Data for this task |
BEGIN
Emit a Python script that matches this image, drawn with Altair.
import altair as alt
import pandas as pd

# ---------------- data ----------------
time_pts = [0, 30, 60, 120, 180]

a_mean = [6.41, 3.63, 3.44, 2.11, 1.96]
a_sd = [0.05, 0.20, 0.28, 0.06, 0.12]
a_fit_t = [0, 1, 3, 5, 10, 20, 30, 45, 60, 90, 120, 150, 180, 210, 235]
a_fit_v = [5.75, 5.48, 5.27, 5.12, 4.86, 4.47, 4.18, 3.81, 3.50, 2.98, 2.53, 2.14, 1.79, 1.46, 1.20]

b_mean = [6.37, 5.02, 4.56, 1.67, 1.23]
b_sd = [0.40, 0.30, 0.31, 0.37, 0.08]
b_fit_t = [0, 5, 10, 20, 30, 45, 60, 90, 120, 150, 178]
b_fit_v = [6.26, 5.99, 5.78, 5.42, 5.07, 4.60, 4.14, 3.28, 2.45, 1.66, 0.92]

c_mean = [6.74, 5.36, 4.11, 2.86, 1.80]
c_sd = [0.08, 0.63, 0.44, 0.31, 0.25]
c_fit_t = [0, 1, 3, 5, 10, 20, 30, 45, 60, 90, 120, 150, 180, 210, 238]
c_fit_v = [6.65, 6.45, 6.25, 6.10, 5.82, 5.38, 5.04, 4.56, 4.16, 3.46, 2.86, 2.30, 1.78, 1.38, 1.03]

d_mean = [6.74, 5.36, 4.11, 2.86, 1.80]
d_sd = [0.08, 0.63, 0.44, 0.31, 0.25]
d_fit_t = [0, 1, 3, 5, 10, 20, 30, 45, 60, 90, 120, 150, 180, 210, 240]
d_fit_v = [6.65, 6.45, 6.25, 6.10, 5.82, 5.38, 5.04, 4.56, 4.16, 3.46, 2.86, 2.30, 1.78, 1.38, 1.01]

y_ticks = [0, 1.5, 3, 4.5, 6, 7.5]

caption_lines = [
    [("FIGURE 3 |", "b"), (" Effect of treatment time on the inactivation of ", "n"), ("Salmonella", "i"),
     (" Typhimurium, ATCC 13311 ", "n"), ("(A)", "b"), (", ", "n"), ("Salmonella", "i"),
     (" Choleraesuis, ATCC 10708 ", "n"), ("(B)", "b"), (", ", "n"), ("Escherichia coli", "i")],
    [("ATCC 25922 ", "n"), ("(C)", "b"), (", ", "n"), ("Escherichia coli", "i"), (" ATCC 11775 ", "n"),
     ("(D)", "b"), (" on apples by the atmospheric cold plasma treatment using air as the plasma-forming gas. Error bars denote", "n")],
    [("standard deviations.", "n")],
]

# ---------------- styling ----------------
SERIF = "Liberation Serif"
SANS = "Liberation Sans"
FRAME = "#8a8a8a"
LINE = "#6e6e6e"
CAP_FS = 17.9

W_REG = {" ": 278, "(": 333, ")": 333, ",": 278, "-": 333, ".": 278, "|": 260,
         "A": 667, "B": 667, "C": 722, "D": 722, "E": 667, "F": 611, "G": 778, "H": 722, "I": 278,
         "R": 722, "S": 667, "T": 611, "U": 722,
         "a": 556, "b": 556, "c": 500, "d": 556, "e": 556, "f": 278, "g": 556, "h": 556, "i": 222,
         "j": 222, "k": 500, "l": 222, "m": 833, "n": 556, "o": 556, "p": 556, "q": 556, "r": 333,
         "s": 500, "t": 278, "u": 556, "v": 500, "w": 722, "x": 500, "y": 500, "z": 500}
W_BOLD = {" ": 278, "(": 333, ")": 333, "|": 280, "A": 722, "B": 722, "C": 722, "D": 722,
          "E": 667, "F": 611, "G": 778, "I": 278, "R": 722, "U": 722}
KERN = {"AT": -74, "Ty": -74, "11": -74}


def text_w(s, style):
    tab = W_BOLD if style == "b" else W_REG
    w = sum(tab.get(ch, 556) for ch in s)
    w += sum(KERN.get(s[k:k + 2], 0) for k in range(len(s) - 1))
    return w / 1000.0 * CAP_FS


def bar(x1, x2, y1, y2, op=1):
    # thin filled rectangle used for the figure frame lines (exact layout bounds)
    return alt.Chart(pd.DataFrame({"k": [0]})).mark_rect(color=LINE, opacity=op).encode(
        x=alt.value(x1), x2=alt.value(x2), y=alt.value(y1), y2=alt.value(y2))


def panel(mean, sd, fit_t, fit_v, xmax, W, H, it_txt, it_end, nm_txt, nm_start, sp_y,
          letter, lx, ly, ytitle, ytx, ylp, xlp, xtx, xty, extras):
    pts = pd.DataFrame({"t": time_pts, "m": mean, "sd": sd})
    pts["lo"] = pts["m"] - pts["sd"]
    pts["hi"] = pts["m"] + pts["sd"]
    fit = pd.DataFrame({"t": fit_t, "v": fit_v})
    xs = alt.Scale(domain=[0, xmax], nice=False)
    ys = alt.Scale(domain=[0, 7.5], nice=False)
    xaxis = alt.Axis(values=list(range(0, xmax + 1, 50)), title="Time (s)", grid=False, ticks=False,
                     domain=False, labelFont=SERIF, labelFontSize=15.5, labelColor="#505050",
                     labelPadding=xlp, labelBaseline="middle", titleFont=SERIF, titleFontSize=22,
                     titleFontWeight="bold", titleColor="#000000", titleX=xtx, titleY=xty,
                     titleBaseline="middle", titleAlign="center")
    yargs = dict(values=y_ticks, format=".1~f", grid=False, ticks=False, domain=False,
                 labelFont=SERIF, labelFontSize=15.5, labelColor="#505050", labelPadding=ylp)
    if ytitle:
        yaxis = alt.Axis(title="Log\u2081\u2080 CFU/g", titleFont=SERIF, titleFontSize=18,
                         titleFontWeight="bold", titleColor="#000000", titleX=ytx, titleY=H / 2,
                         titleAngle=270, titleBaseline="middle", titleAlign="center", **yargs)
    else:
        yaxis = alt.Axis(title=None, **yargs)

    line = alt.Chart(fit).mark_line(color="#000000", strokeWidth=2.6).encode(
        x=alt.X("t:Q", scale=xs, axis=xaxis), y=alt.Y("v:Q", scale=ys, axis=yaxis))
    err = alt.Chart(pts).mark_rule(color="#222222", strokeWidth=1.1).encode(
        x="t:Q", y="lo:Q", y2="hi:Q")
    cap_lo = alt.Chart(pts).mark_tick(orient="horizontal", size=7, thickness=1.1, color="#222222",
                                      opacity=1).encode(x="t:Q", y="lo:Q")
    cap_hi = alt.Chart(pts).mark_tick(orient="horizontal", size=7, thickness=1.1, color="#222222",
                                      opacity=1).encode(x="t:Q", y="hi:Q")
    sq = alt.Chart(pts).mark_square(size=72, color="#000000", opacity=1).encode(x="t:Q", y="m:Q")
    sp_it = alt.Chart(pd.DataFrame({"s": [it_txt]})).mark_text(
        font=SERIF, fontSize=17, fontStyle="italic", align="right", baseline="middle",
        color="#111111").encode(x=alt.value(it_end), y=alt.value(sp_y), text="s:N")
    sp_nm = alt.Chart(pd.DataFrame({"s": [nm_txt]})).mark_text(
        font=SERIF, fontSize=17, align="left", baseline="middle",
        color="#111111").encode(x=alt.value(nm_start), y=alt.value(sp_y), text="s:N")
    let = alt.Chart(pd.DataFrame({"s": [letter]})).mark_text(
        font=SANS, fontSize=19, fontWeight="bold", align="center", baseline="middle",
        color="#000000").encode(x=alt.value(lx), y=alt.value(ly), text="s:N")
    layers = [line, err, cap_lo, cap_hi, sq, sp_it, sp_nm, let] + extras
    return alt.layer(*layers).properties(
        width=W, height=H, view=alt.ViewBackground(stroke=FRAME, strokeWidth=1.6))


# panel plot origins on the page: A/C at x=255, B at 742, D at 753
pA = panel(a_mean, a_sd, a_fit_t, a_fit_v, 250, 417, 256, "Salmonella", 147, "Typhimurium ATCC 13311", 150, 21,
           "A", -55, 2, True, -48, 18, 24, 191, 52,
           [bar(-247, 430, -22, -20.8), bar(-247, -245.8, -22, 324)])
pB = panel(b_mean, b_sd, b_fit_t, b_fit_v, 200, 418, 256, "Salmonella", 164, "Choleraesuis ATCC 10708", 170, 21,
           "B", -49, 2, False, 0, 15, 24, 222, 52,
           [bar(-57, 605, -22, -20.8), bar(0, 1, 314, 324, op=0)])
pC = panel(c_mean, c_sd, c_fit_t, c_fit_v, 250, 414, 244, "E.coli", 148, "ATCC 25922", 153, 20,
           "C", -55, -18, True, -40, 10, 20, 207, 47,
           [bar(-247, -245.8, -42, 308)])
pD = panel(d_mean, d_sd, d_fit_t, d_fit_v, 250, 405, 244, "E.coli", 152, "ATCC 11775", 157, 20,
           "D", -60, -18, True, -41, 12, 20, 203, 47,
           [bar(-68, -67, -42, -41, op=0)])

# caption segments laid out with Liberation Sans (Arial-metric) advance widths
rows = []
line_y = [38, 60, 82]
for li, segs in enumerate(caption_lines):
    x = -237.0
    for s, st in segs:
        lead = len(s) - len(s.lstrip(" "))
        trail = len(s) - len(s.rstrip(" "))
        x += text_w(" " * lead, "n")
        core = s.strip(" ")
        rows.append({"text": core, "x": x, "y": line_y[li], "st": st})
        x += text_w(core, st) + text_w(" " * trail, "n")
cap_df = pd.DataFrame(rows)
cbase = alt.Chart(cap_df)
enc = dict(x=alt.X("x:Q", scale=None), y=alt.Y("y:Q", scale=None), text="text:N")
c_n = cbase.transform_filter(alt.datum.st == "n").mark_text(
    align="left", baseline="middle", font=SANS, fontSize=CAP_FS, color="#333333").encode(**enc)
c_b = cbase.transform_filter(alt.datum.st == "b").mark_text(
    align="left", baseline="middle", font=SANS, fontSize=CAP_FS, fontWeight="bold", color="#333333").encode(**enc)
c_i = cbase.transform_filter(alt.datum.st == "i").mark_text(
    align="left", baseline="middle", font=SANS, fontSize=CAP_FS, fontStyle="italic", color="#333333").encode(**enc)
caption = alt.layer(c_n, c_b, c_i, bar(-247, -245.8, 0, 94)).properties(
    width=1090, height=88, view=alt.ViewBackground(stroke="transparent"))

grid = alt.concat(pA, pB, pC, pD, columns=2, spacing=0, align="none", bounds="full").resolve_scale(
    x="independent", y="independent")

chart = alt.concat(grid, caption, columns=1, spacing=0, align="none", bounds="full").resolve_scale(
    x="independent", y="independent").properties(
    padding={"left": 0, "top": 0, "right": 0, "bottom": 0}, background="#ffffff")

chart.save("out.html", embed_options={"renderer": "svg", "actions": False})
END
BEGIN
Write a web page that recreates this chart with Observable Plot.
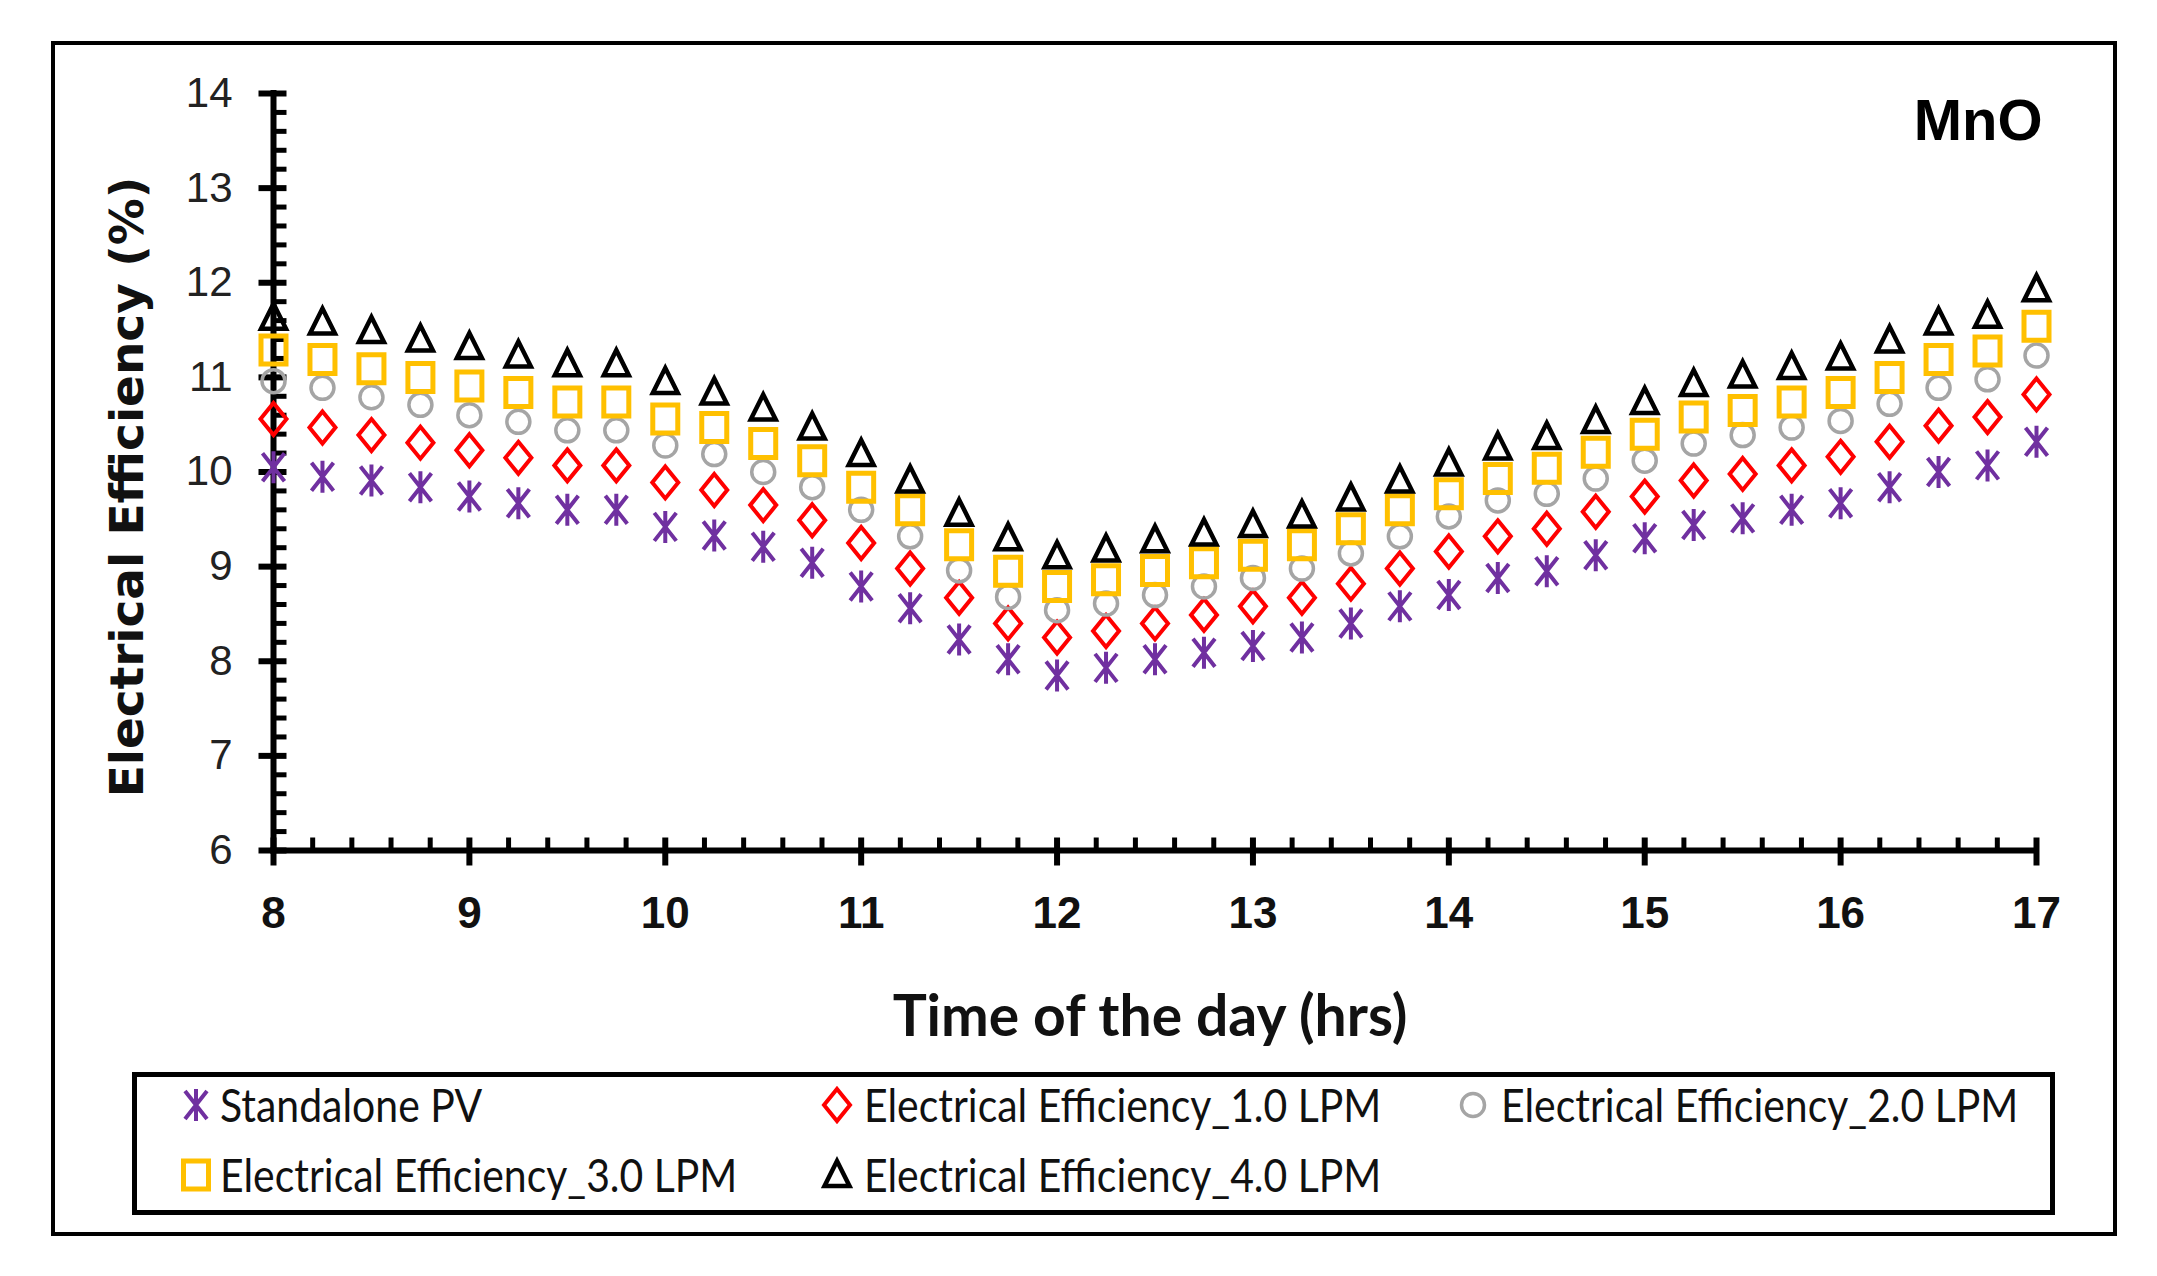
END
Set task | Print the lines from the line with "Emit a Python" to the line with "CAP_FS = 17.9" exactly, and print nothing else. Both of those lines are included.

Written answer |
Emit a Python script that matches this image, drawn with Altair.
import altair as alt
import pandas as pd

# ---------------- data ----------------
time_pts = [0, 30, 60, 120, 180]

a_mean = [6.41, 3.63, 3.44, 2.11, 1.96]
a_sd = [0.05, 0.20, 0.28, 0.06, 0.12]
a_fit_t = [0, 1, 3, 5, 10, 20, 30, 45, 60, 90, 120, 150, 180, 210, 235]
a_fit_v = [5.75, 5.48, 5.27, 5.12, 4.86, 4.47, 4.18, 3.81, 3.50, 2.98, 2.53, 2.14, 1.79, 1.46, 1.20]

b_mean = [6.37, 5.02, 4.56, 1.67, 1.23]
b_sd = [0.40, 0.30, 0.31, 0.37, 0.08]
b_fit_t = [0, 5, 10, 20, 30, 45, 60, 90, 120, 150, 178]
b_fit_v = [6.26, 5.99, 5.78, 5.42, 5.07, 4.60, 4.14, 3.28, 2.45, 1.66, 0.92]

c_mean = [6.74, 5.36, 4.11, 2.86, 1.80]
c_sd = [0.08, 0.63, 0.44, 0.31, 0.25]
c_fit_t = [0, 1, 3, 5, 10, 20, 30, 45, 60, 90, 120, 150, 180, 210, 238]
c_fit_v = [6.65, 6.45, 6.25, 6.10, 5.82, 5.38, 5.04, 4.56, 4.16, 3.46, 2.86, 2.30, 1.78, 1.38, 1.03]

d_mean = [6.74, 5.36, 4.11, 2.86, 1.80]
d_sd = [0.08, 0.63, 0.44, 0.31, 0.25]
d_fit_t = [0, 1, 3, 5, 10, 20, 30, 45, 60, 90, 120, 150, 180, 210, 240]
d_fit_v = [6.65, 6.45, 6.25, 6.10, 5.82, 5.38, 5.04, 4.56, 4.16, 3.46, 2.86, 2.30, 1.78, 1.38, 1.01]

y_ticks = [0, 1.5, 3, 4.5, 6, 7.5]

caption_lines = [
    [("FIGURE 3 |", "b"), (" Effect of treatment time on the inactivation of ", "n"), ("Salmonella", "i"),
     (" Typhimurium, ATCC 13311 ", "n"), ("(A)", "b"), (", ", "n"), ("Salmonella", "i"),
     (" Choleraesuis, ATCC 10708 ", "n"), ("(B)", "b"), (", ", "n"), ("Escherichia coli", "i")],
    [("ATCC 25922 ", "n"), ("(C)", "b"), (", ", "n"), ("Escherichia coli", "i"), (" ATCC 11775 ", "n"),
     ("(D)", "b"), (" on apples by the atmospheric cold plasma treatment using air as the plasma-forming gas. Error bars denote", "n")],
    [("standard deviations.", "n")],
]

# ---------------- styling ----------------
SERIF = "Liberation Serif"
SANS = "Liberation Sans"
FRAME = "#8a8a8a"
LINE = "#6e6e6e"
CAP_FS = 17.9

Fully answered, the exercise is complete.